We were having a baby girl. It’s just like we always wanted: one boy and one girl. We were truly blessed. I knew my game time was over now and I was fine with that. My wife and son and I moved before we had the baby. We got our house setup and we were so ready. After she was born, we got the whole family in a good routine. They would all nap and I could play League of Legends during the day still.
We would have family time after they all woke up until they went to bed. Then I would hop on my computer and raid at night. It was all going according to plan. I was getting to be a loving father who played with his kids during the day. I was a great husband because I would help clean house and hang out with my wife during the day as well. The night was mine though. After everyone went to bed, I would do what I have been wanting to do. I was living the dream.
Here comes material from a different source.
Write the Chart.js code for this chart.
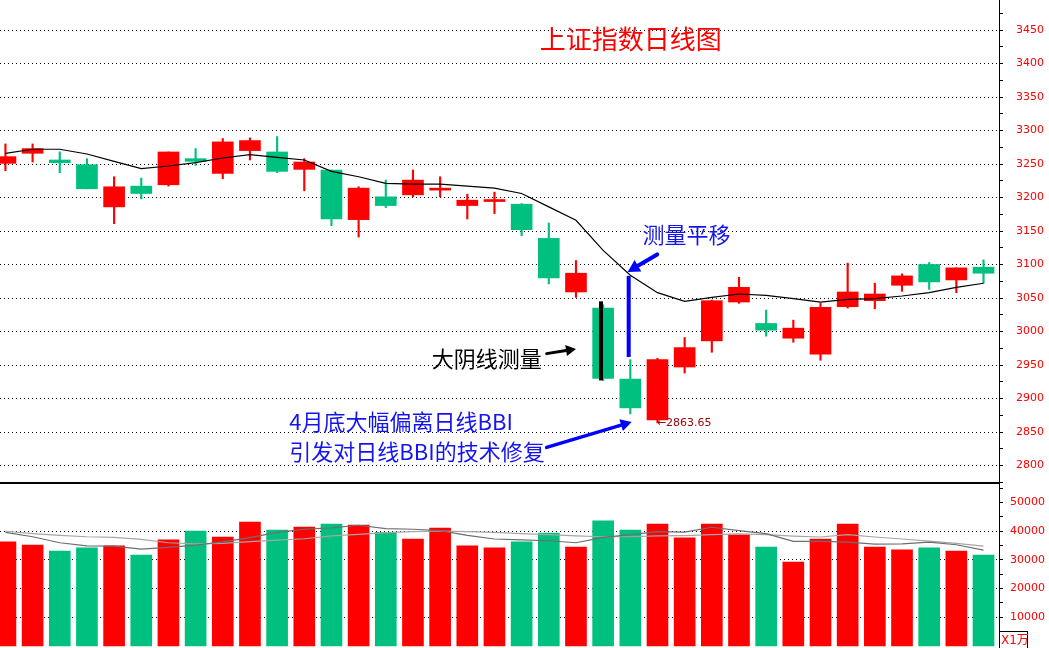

My wife and I would fight over the video games occasionally but I would always modify my playing to make her happy. I would still figure out a way to get my playtime while doing whatever she needed. I felt like the best husband and father in the world… until that spring break.
Years of Lost Time
Tomorrow is my 10 year wedding anniversary and I finally realize that I have slowly ruined my wife’s life one day at a time over these 10 years. Thinking about that makes me sick. We were high school sweethearts and she is my soulmate. She deserves so much better. I have deleted all games off my phone and stopped playing all games.
I will start playing again casually when it is time. I want to start going to bed with my wife and making my family feel special. I am blessed to have this second chance and I will not waste it.
I hope to help someone that was in my position. You don’t have to be a full blown addict to ruin someone else’s life. It can slowly happen one day at a time.